Q4. Can a TSR be done remotely without visiting the SRO? Partially. EC, registration documents, eCourts case status, RERA registration and revenue records are available online in most states (Telangana's Dharani, AP's MeeBhoomi, Karnataka's Bhoomi, Maharashtra's IGR). However, older deeds from before digitisation (pre-2002 in most SROs) often require a physical visit. For NRI buyers, this is the most common reason for delays.
Q5. What is the validity of a TSR? A TSR is a point-in-time snapshot. Most banks treat it as fresh for 30-90 days. For a buyer, the practical validity is until the next EC update — typically every 15-30 days a new EC should be pulled before registration to confirm no new entries have been recorded.
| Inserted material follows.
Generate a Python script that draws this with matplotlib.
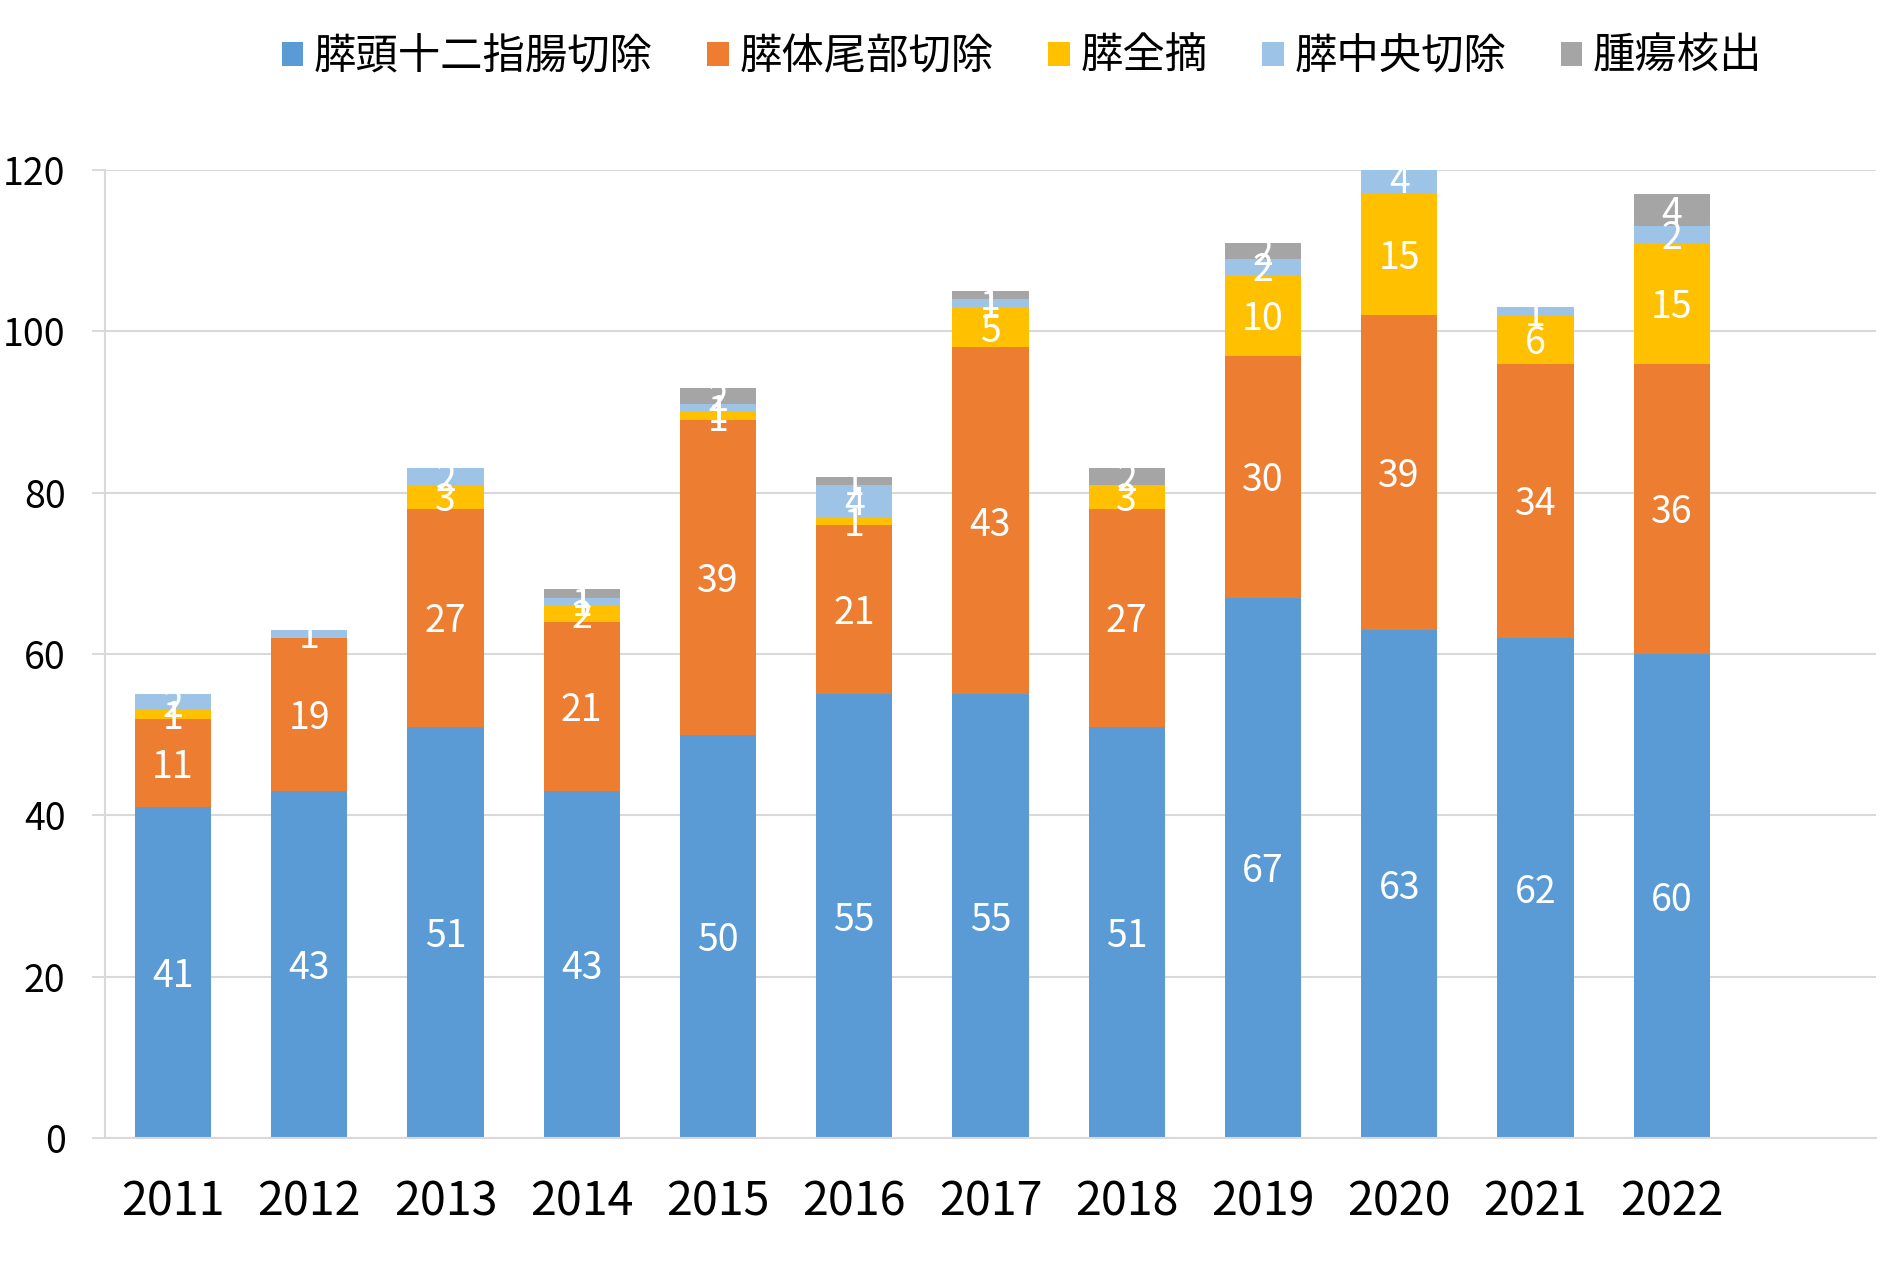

Q6. Who is liable if a TSR misses a defect? The advocate who signed the TSR can face civil liability for professional negligence. Most senior advocates carry professional indemnity insurance covering up to ₹50 lakh-₹2 crore in claims. The buyer's remedy is to file a civil suit for damages within three years of discovering the defect. This is why empanelment, signature and stamp on every TSR matter.
A Title Search Report is not a formality. It is the document that determines whether your ₹68 lakh — or ₹6.8 crore — sits on solid legal ground or on a partition suit waiting to be revived. The format above, applied with rigour and adequate scope, is what separates a TSR that protects the buyer from one that merely records the transaction.